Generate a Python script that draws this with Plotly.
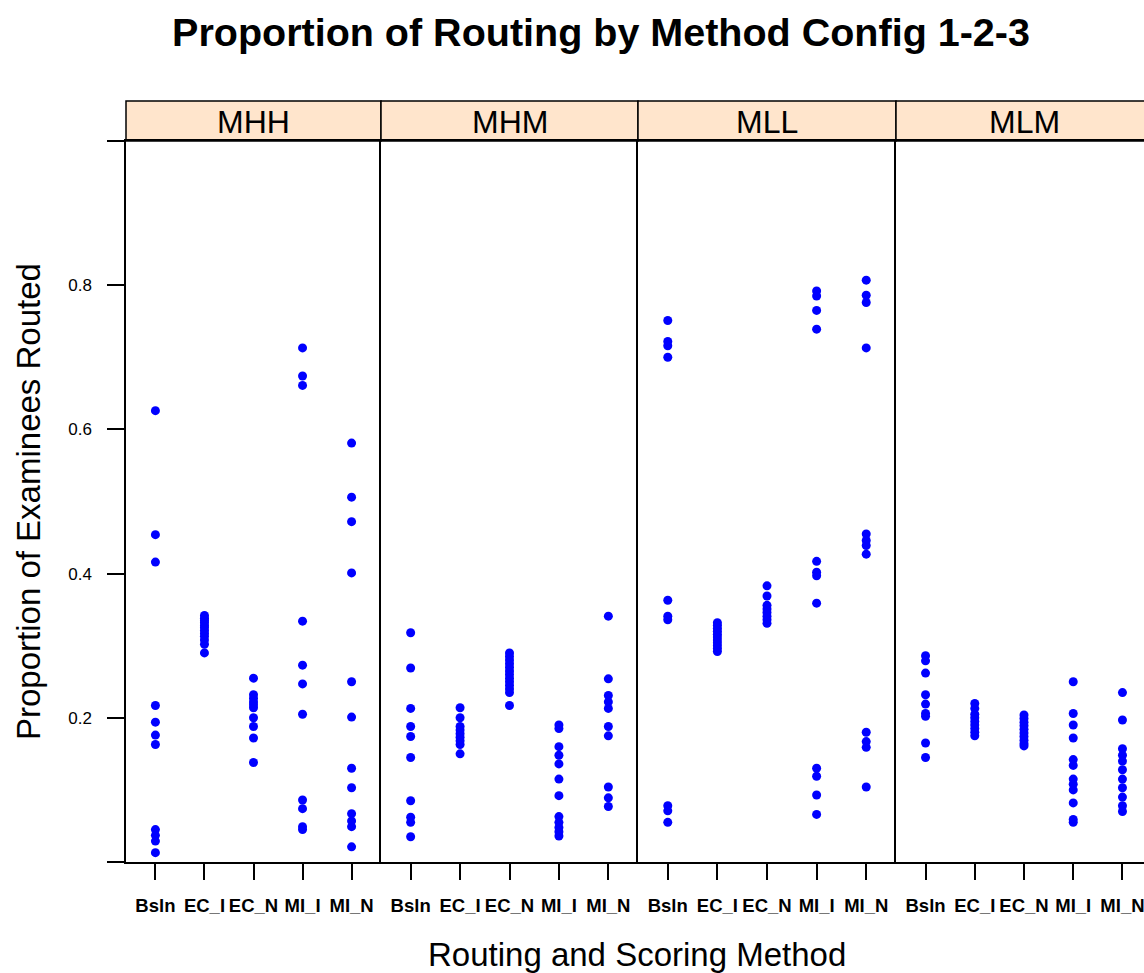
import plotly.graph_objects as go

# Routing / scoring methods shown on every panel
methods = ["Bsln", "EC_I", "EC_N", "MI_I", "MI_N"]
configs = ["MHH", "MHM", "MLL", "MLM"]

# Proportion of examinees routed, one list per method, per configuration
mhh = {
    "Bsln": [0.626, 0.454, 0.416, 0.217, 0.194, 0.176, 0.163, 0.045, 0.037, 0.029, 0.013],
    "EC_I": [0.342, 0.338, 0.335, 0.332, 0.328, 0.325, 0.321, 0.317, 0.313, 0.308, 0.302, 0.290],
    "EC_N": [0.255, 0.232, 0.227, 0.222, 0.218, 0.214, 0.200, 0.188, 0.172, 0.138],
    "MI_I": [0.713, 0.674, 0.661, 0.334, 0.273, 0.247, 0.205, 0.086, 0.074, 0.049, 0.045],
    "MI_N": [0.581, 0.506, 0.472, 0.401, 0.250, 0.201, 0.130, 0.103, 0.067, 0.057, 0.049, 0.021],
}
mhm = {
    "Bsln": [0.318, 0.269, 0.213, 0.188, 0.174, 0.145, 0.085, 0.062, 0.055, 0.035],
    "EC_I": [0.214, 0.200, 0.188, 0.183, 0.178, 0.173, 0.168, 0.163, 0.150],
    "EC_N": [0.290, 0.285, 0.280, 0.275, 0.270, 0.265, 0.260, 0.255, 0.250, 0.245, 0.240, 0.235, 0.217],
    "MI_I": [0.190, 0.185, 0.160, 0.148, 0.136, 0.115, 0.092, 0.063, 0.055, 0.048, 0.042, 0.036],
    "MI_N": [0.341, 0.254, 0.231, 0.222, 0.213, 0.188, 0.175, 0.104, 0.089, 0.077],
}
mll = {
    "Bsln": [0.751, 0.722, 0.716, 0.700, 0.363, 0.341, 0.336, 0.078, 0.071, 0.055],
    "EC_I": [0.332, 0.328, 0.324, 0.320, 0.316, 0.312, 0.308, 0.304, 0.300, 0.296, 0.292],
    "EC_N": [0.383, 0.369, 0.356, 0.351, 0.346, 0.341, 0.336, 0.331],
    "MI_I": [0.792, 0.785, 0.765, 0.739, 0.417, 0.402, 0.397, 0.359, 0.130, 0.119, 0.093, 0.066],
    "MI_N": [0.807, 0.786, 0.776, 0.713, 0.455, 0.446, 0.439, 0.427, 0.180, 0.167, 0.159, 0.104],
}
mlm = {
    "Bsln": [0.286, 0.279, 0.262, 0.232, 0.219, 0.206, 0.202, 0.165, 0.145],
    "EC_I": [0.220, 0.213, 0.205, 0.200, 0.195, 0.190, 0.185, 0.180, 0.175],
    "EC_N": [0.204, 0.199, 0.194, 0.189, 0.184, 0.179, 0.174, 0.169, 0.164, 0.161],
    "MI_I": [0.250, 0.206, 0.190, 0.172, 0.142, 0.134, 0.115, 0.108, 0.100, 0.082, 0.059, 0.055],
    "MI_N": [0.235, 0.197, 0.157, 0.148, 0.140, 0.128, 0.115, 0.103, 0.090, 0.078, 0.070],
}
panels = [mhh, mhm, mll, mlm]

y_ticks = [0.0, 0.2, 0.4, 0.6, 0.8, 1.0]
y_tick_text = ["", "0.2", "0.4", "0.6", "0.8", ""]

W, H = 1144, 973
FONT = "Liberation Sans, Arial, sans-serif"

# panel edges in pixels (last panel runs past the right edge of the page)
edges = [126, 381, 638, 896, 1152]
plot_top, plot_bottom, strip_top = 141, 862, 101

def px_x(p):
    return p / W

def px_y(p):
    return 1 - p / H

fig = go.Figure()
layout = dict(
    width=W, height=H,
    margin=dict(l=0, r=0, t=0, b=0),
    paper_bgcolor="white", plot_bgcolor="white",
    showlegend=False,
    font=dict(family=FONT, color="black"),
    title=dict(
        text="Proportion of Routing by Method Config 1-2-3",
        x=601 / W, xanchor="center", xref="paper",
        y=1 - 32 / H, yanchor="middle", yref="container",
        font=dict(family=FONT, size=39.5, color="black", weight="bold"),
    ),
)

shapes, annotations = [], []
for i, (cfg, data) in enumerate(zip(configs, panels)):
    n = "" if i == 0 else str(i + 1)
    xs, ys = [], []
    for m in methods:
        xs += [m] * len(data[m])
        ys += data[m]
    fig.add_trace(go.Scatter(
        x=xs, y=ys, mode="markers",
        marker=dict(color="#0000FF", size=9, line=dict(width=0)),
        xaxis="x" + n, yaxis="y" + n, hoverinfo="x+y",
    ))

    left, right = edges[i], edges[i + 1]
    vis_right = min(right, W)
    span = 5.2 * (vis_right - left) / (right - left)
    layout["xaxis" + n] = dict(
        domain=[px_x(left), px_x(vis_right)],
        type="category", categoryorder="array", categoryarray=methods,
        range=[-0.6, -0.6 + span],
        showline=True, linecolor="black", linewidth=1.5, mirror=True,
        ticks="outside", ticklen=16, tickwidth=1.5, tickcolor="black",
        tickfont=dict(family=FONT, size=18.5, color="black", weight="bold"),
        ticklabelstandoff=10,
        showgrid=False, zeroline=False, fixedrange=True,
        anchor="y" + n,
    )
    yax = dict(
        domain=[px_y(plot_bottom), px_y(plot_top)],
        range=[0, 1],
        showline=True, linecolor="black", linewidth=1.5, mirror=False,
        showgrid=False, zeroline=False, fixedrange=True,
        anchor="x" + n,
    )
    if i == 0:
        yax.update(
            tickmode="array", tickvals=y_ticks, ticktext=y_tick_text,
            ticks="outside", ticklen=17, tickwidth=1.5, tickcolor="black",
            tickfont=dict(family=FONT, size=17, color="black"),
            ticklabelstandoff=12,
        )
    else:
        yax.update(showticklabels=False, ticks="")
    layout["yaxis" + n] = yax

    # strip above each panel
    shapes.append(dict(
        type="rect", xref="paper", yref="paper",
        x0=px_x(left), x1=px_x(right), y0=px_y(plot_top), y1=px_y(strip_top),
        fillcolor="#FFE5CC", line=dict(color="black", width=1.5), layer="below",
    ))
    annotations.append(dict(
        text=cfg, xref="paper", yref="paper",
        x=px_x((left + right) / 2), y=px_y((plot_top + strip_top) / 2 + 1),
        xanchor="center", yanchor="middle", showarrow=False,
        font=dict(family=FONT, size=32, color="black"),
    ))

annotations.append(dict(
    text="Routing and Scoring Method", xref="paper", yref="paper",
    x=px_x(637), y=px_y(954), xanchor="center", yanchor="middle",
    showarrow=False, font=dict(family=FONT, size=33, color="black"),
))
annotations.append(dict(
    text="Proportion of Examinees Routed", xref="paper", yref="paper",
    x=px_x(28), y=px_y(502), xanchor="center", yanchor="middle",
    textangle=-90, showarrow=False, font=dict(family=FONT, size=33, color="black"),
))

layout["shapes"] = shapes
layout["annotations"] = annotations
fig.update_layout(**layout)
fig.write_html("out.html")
· · · · · · ·
◆ **SHORT TASK**
Repeat the material above word for word and skip every image in it.

◆ **FINAL RESULT**
Generate a Python script that draws this with Plotly.
import plotly.graph_objects as go

# Routing / scoring methods shown on every panel
methods = ["Bsln", "EC_I", "EC_N", "MI_I", "MI_N"]
configs = ["MHH", "MHM", "MLL", "MLM"]

# Proportion of examinees routed, one list per method, per configuration
mhh = {
    "Bsln": [0.626, 0.454, 0.416, 0.217, 0.194, 0.176, 0.163, 0.045, 0.037, 0.029, 0.013],
    "EC_I": [0.342, 0.338, 0.335, 0.332, 0.328, 0.325, 0.321, 0.317, 0.313, 0.308, 0.302, 0.290],
    "EC_N": [0.255, 0.232, 0.227, 0.222, 0.218, 0.214, 0.200, 0.188, 0.172, 0.138],
    "MI_I": [0.713, 0.674, 0.661, 0.334, 0.273, 0.247, 0.205, 0.086, 0.074, 0.049, 0.045],
    "MI_N": [0.581, 0.506, 0.472, 0.401, 0.250, 0.201, 0.130, 0.103, 0.067, 0.057, 0.049, 0.021],
}
mhm = {
    "Bsln": [0.318, 0.269, 0.213, 0.188, 0.174, 0.145, 0.085, 0.062, 0.055, 0.035],
    "EC_I": [0.214, 0.200, 0.188, 0.183, 0.178, 0.173, 0.168, 0.163, 0.150],
    "EC_N": [0.290, 0.285, 0.280, 0.275, 0.270, 0.265, 0.260, 0.255, 0.250, 0.245, 0.240, 0.235, 0.217],
    "MI_I": [0.190, 0.185, 0.160, 0.148, 0.136, 0.115, 0.092, 0.063, 0.055, 0.048, 0.042, 0.036],
    "MI_N": [0.341, 0.254, 0.231, 0.222, 0.213, 0.188, 0.175, 0.104, 0.089, 0.077],
}
mll = {
    "Bsln": [0.751, 0.722, 0.716, 0.700, 0.363, 0.341, 0.336, 0.078, 0.071, 0.055],
    "EC_I": [0.332, 0.328, 0.324, 0.320, 0.316, 0.312, 0.308, 0.304, 0.300, 0.296, 0.292],
    "EC_N": [0.383, 0.369, 0.356, 0.351, 0.346, 0.341, 0.336, 0.331],
    "MI_I": [0.792, 0.785, 0.765, 0.739, 0.417, 0.402, 0.397, 0.359, 0.130, 0.119, 0.093, 0.066],
    "MI_N": [0.807, 0.786, 0.776, 0.713, 0.455, 0.446, 0.439, 0.427, 0.180, 0.167, 0.159, 0.104],
}
mlm = {
    "Bsln": [0.286, 0.279, 0.262, 0.232, 0.219, 0.206, 0.202, 0.165, 0.145],
    "EC_I": [0.220, 0.213, 0.205, 0.200, 0.195, 0.190, 0.185, 0.180, 0.175],
    "EC_N": [0.204, 0.199, 0.194, 0.189, 0.184, 0.179, 0.174, 0.169, 0.164, 0.161],
    "MI_I": [0.250, 0.206, 0.190, 0.172, 0.142, 0.134, 0.115, 0.108, 0.100, 0.082, 0.059, 0.055],
    "MI_N": [0.235, 0.197, 0.157, 0.148, 0.140, 0.128, 0.115, 0.103, 0.090, 0.078, 0.070],
}
panels = [mhh, mhm, mll, mlm]

y_ticks = [0.0, 0.2, 0.4, 0.6, 0.8, 1.0]
y_tick_text = ["", "0.2", "0.4", "0.6", "0.8", ""]

W, H = 1144, 973
FONT = "Liberation Sans, Arial, sans-serif"

# panel edges in pixels (last panel runs past the right edge of the page)
edges = [126, 381, 638, 896, 1152]
plot_top, plot_bottom, strip_top = 141, 862, 101

def px_x(p):
    return p / W

def px_y(p):
    return 1 - p / H

fig = go.Figure()
layout = dict(
    width=W, height=H,
    margin=dict(l=0, r=0, t=0, b=0),
    paper_bgcolor="white", plot_bgcolor="white",
    showlegend=False,
    font=dict(family=FONT, color="black"),
    title=dict(
        text="Proportion of Routing by Method Config 1-2-3",
        x=601 / W, xanchor="center", xref="paper",
        y=1 - 32 / H, yanchor="middle", yref="container",
        font=dict(family=FONT, size=39.5, color="black", weight="bold"),
    ),
)

shapes, annotations = [], []
for i, (cfg, data) in enumerate(zip(configs, panels)):
    n = "" if i == 0 else str(i + 1)
    xs, ys = [], []
    for m in methods:
        xs += [m] * len(data[m])
        ys += data[m]
    fig.add_trace(go.Scatter(
        x=xs, y=ys, mode="markers",
        marker=dict(color="#0000FF", size=9, line=dict(width=0)),
        xaxis="x" + n, yaxis="y" + n, hoverinfo="x+y",
    ))

    left, right = edges[i], edges[i + 1]
    vis_right = min(right, W)
    span = 5.2 * (vis_right - left) / (right - left)
    layout["xaxis" + n] = dict(
        domain=[px_x(left), px_x(vis_right)],
        type="category", categoryorder="array", categoryarray=methods,
        range=[-0.6, -0.6 + span],
        showline=True, linecolor="black", linewidth=1.5, mirror=True,
        ticks="outside", ticklen=16, tickwidth=1.5, tickcolor="black",
        tickfont=dict(family=FONT, size=18.5, color="black", weight="bold"),
        ticklabelstandoff=10,
        showgrid=False, zeroline=False, fixedrange=True,
        anchor="y" + n,
    )
    yax = dict(
        domain=[px_y(plot_bottom), px_y(plot_top)],
        range=[0, 1],
        showline=True, linecolor="black", linewidth=1.5, mirror=False,
        showgrid=False, zeroline=False, fixedrange=True,
        anchor="x" + n,
    )
    if i == 0:
        yax.update(
            tickmode="array", tickvals=y_ticks, ticktext=y_tick_text,
            ticks="outside", ticklen=17, tickwidth=1.5, tickcolor="black",
            tickfont=dict(family=FONT, size=17, color="black"),
            ticklabelstandoff=12,
        )
    else:
        yax.update(showticklabels=False, ticks="")
    layout["yaxis" + n] = yax

    # strip above each panel
    shapes.append(dict(
        type="rect", xref="paper", yref="paper",
        x0=px_x(left), x1=px_x(right), y0=px_y(plot_top), y1=px_y(strip_top),
        fillcolor="#FFE5CC", line=dict(color="black", width=1.5), layer="below",
    ))
    annotations.append(dict(
        text=cfg, xref="paper", yref="paper",
        x=px_x((left + right) / 2), y=px_y((plot_top + strip_top) / 2 + 1),
        xanchor="center", yanchor="middle", showarrow=False,
        font=dict(family=FONT, size=32, color="black"),
    ))

annotations.append(dict(
    text="Routing and Scoring Method", xref="paper", yref="paper",
    x=px_x(637), y=px_y(954), xanchor="center", yanchor="middle",
    showarrow=False, font=dict(family=FONT, size=33, color="black"),
))
annotations.append(dict(
    text="Proportion of Examinees Routed", xref="paper", yref="paper",
    x=px_x(28), y=px_y(502), xanchor="center", yanchor="middle",
    textangle=-90, showarrow=False, font=dict(family=FONT, size=33, color="black"),
))

layout["shapes"] = shapes
layout["annotations"] = annotations
fig.update_layout(**layout)
fig.write_html("out.html")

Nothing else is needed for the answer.